Ray apareció muerto a balazos el 10 de setiembre de 1926, en su chalet de Vicente López. El periodismo planteaba dos hipótesis: mientras Crítica atribuía el crimen a delincuentes comunes, La Razón apuntaba sus sospechas contra María Poey de Canelo, la compañera de Ray, a quien le adjudicaban una relación sentimental con otro concejal. Según la segunda versión, la víctima había sido envenenada y luego baleada, para hacer pasar el asesinato por una muerte en medio de un robo. Con la complicidad del comisario Eduardo Santiago, un jefe de Investigaciones posteriormente exonerado por corrupción, González presenció la autopsia disfrazado de plomero y así pudo saber, antes que nadie, que no había rastros de veneno en el cuerpo.
Crítica anunció la novedad con el título «No hay cianuro». La frase tuvo tal efecto que se incorporó al lenguaje popular, con el sentido de una negación enfática, y en el título de un tango. Además, aumentaron los casos de suicidios con cianuro, o por lo menos la cobertura periodística de esos casos tuvo mayor espacio.
Si González pudo escribir su nota a partir de una «primicia exclusiva» –esa fantasía de los periodistas de todos los tiempos–, en «El caso Robledo Puch», Osvaldo Soriano fue el último en ocuparse de un personaje sobre el cual los medios habían dado abundante información. Y sin embargo, logró la mejor crónica sobre el caso.

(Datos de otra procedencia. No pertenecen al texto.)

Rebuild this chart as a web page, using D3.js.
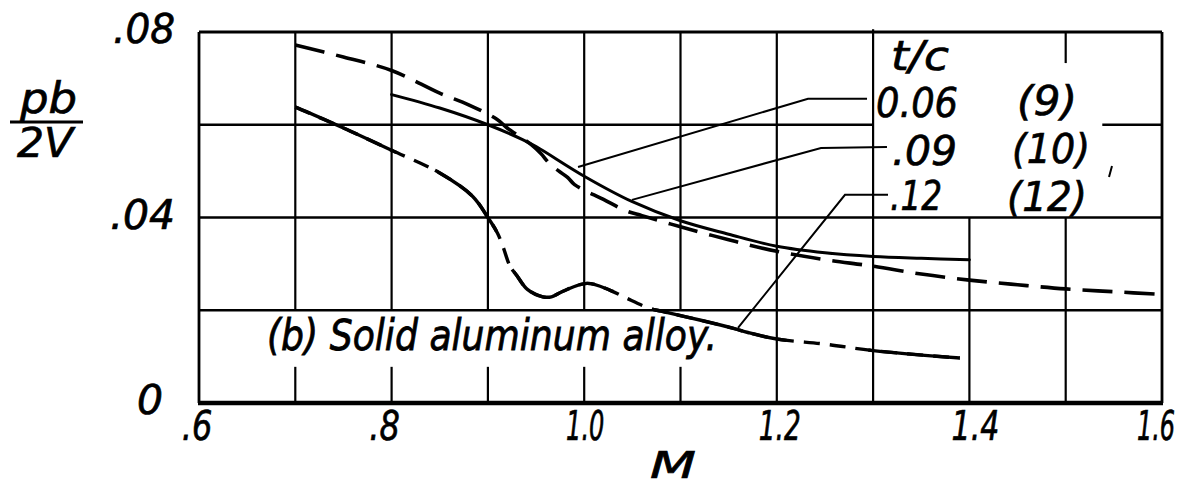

La Opinión no informaba sobre noticias policiales, pero lo extraordinario de la saga criminal de Carlos Robledo Puch quebró esa norma. Desde el 8 de febrero de 1972, cuando fue detenido, Robledo Puch era el centro de la atención periodística y Soriano recibió la orden de escribir una nota. «Era imposible, a esa altura, publicar una noticia, y el diario abominaba de la perorata moralizadora. Opté, pues, por la reconstrucción de los hechos según todos los testimonios existentes hasta entonces», dijo en su libro Artistas, locos y criminales. Soriano publicó la crónica el 27 de febrero de 1972; además de narrar la historia, situaba al personaje en el contexto de la sociedad de la época, algo en lo que nadie había reparado, y planteaba una lectura crítica de la propia cobertura periodística, y en particular de la prensa sensacionalista.